Dice el refrán «Cuando el río suena, agua lleva»
Se quejan los hosteleros de que, debido a las normas del Gobierno, la cosa no pinta bien para sus negocios.
Yo pienso que son ellos los que echan a la clientela para atrás.
Esta mañana he ido a ver un bar que recomendaba aquí una amiga la semana pasada, anunciando una degustación de caracoles para el pasado sábado, a la que no fui intuyendo que habría mucha gente y poco espacio.
Está ubicado en el centro, detrás del castillo, y tiene una terraza acristalada y con seis u siete mesas en la calle .
Caminando por la acera delante de mí iba un matrimonio que ha mirado la terraza y ha seguido para adelante. Igual que yo. Dos mesas de la terraza estaban ocupadas por vasos y platos sucios de desayunos. Un metro más arriba, cuatro ancianos sin mascarillas y en pie en medio de la terraza, discutían sobre pensiones y vacunas. En la puerta de entrada al bar había una joven con los brazos cruzados escuchando la conversación. Imagino que era la dueña o la camarera.
Yo iba tomar café y preguntar sobre la carta del menú por si algún día se nos apetecía a Carmen y a mí comer allí. Pero ni me he detenido.

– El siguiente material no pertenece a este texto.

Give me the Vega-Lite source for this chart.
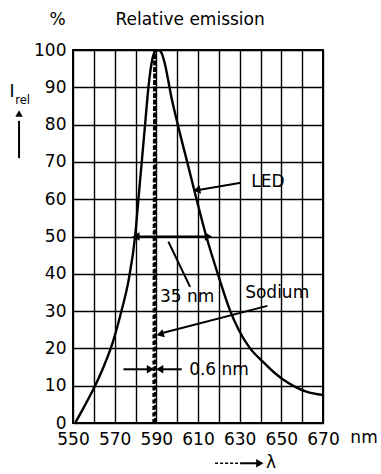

Al salir de la plaza del castillo y continuar por la calle de enfrente he llegado al cruce con la calle Luna, donde el matrimonio que iba delante de mí se ha sentado a una mesa del restaurante El Puerto.
Así se pierden los clientes.
Por la misma razón –gente charlando de pie sin mascarillas dentro de la terraza, y otros fumando–, dejamos de entrar desde el pasado verano mi esposa yo al bar de la barriada en el que solíamos cenar casi todos los sábados. Es verdad que el Gobierno les va a ayudar a recuperar las pérdidas; pero el cliente que se va disgustado de un sitio difícilmente regresa.